Efficient way to filter out elements from std::vector

Yes you can use std::remove_copy_if, e.g.

std::remove_copy_if(
  all_items.begin(), 
  all_items.end(), 
  std::back_inserter(filter_items),
  [&bad_ids](const mystruct& item) { return std::find(bad_ids.begin(), bad_ids.end(), item.id) != bad_ids.end(); });

LIVE

Or you can use std::remove_if and erase the bad elements on the vector directly, e.g.

all_items.erase(
  std::remove_if(
    all_items.begin(), 
    all_items.end(), 
    [&bad_ids](const mystruct& item) { return std::find(bad_ids.begin(), bad_ids.end(), item.id) != bad_ids.end(); }), 
  all_items.end());

LIVE


expanding on @songyuanyao's correct answer, it never hurts to keep a little library of container helpers to make code more expressive.

#include <iostream>
#include <vector>
#include <algorithm>

struct mystruct {
    int id;
    std::string name;
};

template<class T, class A, class Pred>
std::vector<T, A> copy_unless(std::vector<T, A> container, Pred&& pred)
{
    container.erase(std::remove_if(container.begin(), container.end(), 
                                   std::forward<Pred>(pred)), 
                    container.end());
    return container;
}

template<class Container, class Pred>
bool any_match(Container&& container, Pred&& pred)
{
    return std::find_if(container.begin(), container.end(), pred) != container.end();
}

int main()
{        
    std::vector<mystruct> all_items = {{151, "test1"}, {154, "test4"}, {152, "test2"}, {151, "test1"}, {151, "test1"}, {153, "test3"}};
    std::vector<int> bad_ids = {151, 152};

    auto is_bad = [&bad_ids](mystruct const& item)
    {
        auto match_id = [&item](int id){ return item.id == id; };
        return any_match(bad_ids, match_id);
    };

    auto filter_items = copy_unless(all_items, is_bad);

    for (auto&& f : filter_items) {
        std::cout << "Good item: " << f.id << std::endl;
    }
}

I'm sure I remember a library like this in boost, but for the life of me I can't remember which one it is.


I'd suggest Boost Range:

Live On Coliru

int main() {
    myvec all_items = { { 151, "test1" }, { 154, "test4" }, { 152, "test2" },
                        { 151, "test1" }, { 151, "test1" }, { 153, "test3" } };

    auto is_good = [bad_ids = std::set<int> { 151, 152 }](mystruct v) {
        return bad_ids.end() == bad_ids.find(v.id); 
    };

    // just filter on the fly:
    for (auto& f : all_items | filtered(is_good)) {
        std::cout << "Good item: " << f.id << std::endl;
    }

    // actually copy:
    auto filter_items = boost::copy_range<myvec>(all_items | filtered(is_good));
}

Prints

Good item: 154
Good item: 153

Improving...

You could improve style by factoring things out a little:

Assuming you have a utility like contains:

template <typename... Arg, typename V> bool contains(std::set<Arg...> const &set, V const &v) {
    return set.end() != set.find(v);
}

template <typename... Arg, typename V> bool contains(std::vector<Arg...> const &vec, V const &v) {
    return vec.end() != std::find(vec.begin(), vec.end(), v);
}

Then it becomes more readable:

Live On Coliru

auto is_good = [&bad_ids](auto& v) { return !contains(bad_ids, v.id); };

for (auto& f : all_items | filtered(is_good)) {
    std::cout << "Good item: " << f.id << std::endl;
}

Now, I feel like the whole bad_ids list could probably also be dynamic.
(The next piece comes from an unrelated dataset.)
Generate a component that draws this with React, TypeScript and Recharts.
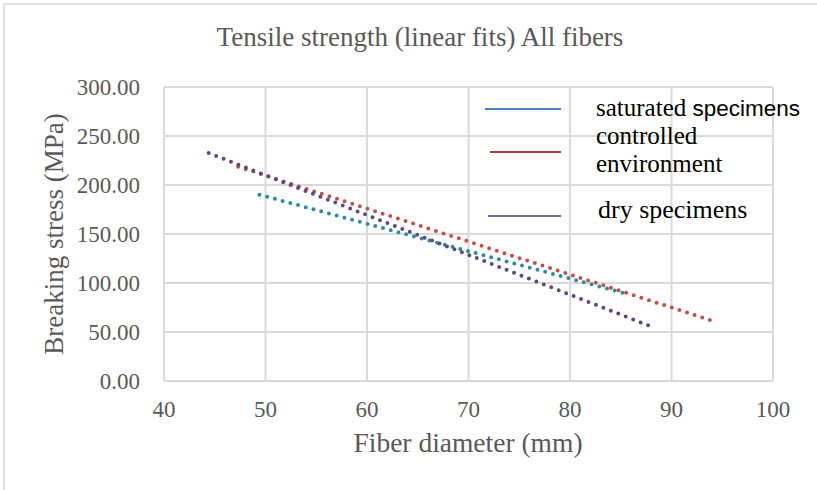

But if it weren't, you could be more "in-place" using Phoenix:

Peak Hipster:

Live On Coliru

for (auto& f : all_items | filtered(!contains_(std::set<int> { 151, 152 }, arg1->*&mystruct::id))) {
    std::cout << "Good item: " << f.id << std::endl;
}

I know. That's pushing it for no good reason, but hey. Just showing :)